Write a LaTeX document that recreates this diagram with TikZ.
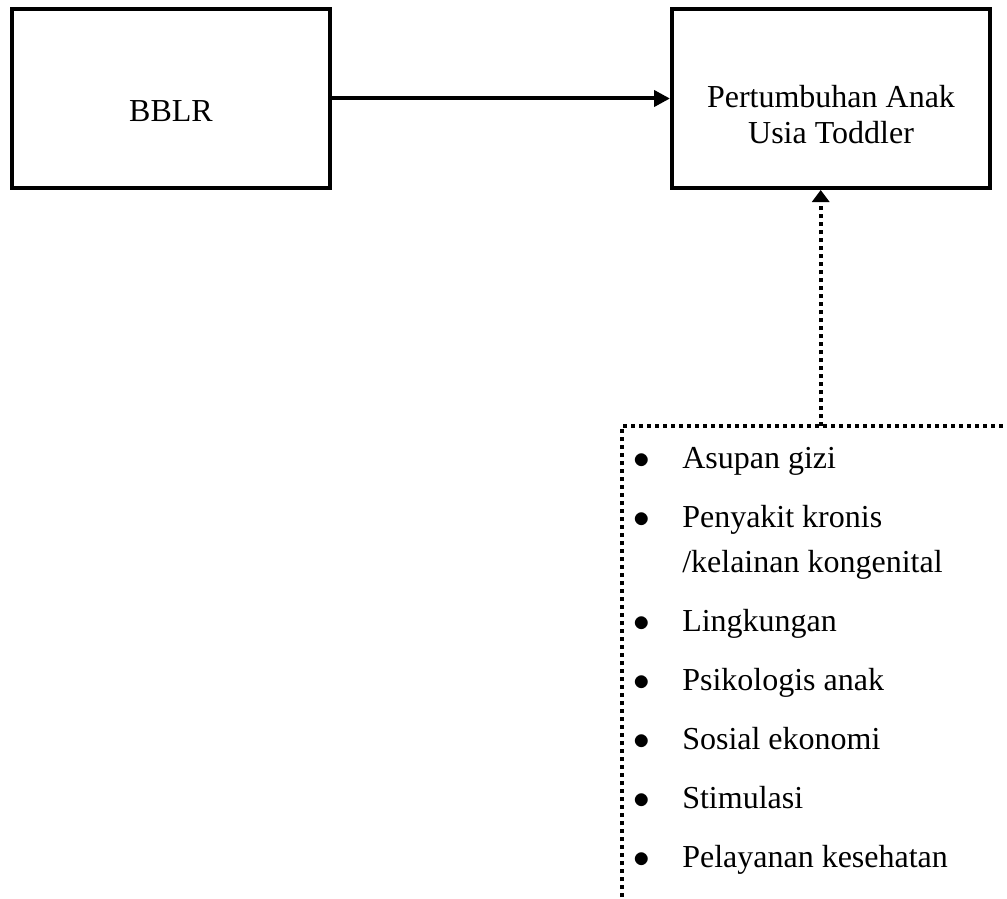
\documentclass[tikz,border=0pt]{standalone}
\usepackage{fontspec}
\setmainfont{Liberation Serif}
\usetikzlibrary{arrows.meta,positioning}
\tikzset{
  kotak/.style={draw, line width=3pt, minimum width=238.5pt, minimum height=134.25pt, inner sep=0pt},
  teks/.style={font=\fontsize{24}{27}\selectfont, inner sep=0pt},
  garis/.style={line width=3pt},
  titik/.style={line width=3pt, dash pattern=on 3pt off 3pt},
}
\begin{document}
\begin{tikzpicture}[x=0.75pt, y=-0.75pt]
  \useasboundingbox (0,0) rectangle (1007,899);
  \node[kotak] (bblr) at (171,98.5) {};
  \node[kotak] (tumbuh) at (831,98.5) {};
  \node[teks, anchor=base] (bblrteks) at (171,122) {BBLR};
  \node[teks, align=center] (tumbuhteks) at (831,115) {Pertumbuhan Anak\\Usia Toddler};
  \draw[garis, -{Triangle[length=12pt,width=12pt]}] (bblr) -- (tumbuh);
  % kotak faktor (bertitik)
  \coordinate (sudut) at (622,426);
  \coordinate (atas) at (820.7,426);
  \draw[titik] (622,905) -- (sudut) -- (1012,426);
  \draw[titik, -{Triangle[length=9pt,width=12.75pt]}] (atas) -- (atas |- tumbuh.south);
  \foreach \y/\b/\t [count=\i] in {468/$\bullet$/Asupan gizi, 527/$\bullet$/Penyakit kronis,
      572//{/kelainan kongenital}, 631/$\bullet$/Lingkungan, 690/$\bullet$/Psikologis anak,
      749/$\bullet$/Sosial ekonomi, 808/$\bullet$/Stimulasi, 867/$\bullet$/Pelayanan kesehatan}
    \node[teks, anchor=base west] (faktor\i) at (633,\y) {\makebox[36.75pt][l]{\b}\t};
\end{tikzpicture}
\end{document}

■ Do this
Exclude the images, then output the data above word for word.

■ The solution
Write a LaTeX document that recreates this diagram with TikZ.
\documentclass[tikz,border=0pt]{standalone}
\usepackage{fontspec}
\setmainfont{Liberation Serif}
\usetikzlibrary{arrows.meta,positioning}
\tikzset{
  kotak/.style={draw, line width=3pt, minimum width=238.5pt, minimum height=134.25pt, inner sep=0pt},
  teks/.style={font=\fontsize{24}{27}\selectfont, inner sep=0pt},
  garis/.style={line width=3pt},
  titik/.style={line width=3pt, dash pattern=on 3pt off 3pt},
}
\begin{document}
\begin{tikzpicture}[x=0.75pt, y=-0.75pt]
  \useasboundingbox (0,0) rectangle (1007,899);
  \node[kotak] (bblr) at (171,98.5) {};
  \node[kotak] (tumbuh) at (831,98.5) {};
  \node[teks, anchor=base] (bblrteks) at (171,122) {BBLR};
  \node[teks, align=center] (tumbuhteks) at (831,115) {Pertumbuhan Anak\\Usia Toddler};
  \draw[garis, -{Triangle[length=12pt,width=12pt]}] (bblr) -- (tumbuh);
  % kotak faktor (bertitik)
  \coordinate (sudut) at (622,426);
  \coordinate (atas) at (820.7,426);
  \draw[titik] (622,905) -- (sudut) -- (1012,426);
  \draw[titik, -{Triangle[length=9pt,width=12.75pt]}] (atas) -- (atas |- tumbuh.south);
  \foreach \y/\b/\t [count=\i] in {468/$\bullet$/Asupan gizi, 527/$\bullet$/Penyakit kronis,
      572//{/kelainan kongenital}, 631/$\bullet$/Lingkungan, 690/$\bullet$/Psikologis anak,
      749/$\bullet$/Sosial ekonomi, 808/$\bullet$/Stimulasi, 867/$\bullet$/Pelayanan kesehatan}
    \node[teks, anchor=base west] (faktor\i) at (633,\y) {\makebox[36.75pt][l]{\b}\t};
\end{tikzpicture}
\end{document}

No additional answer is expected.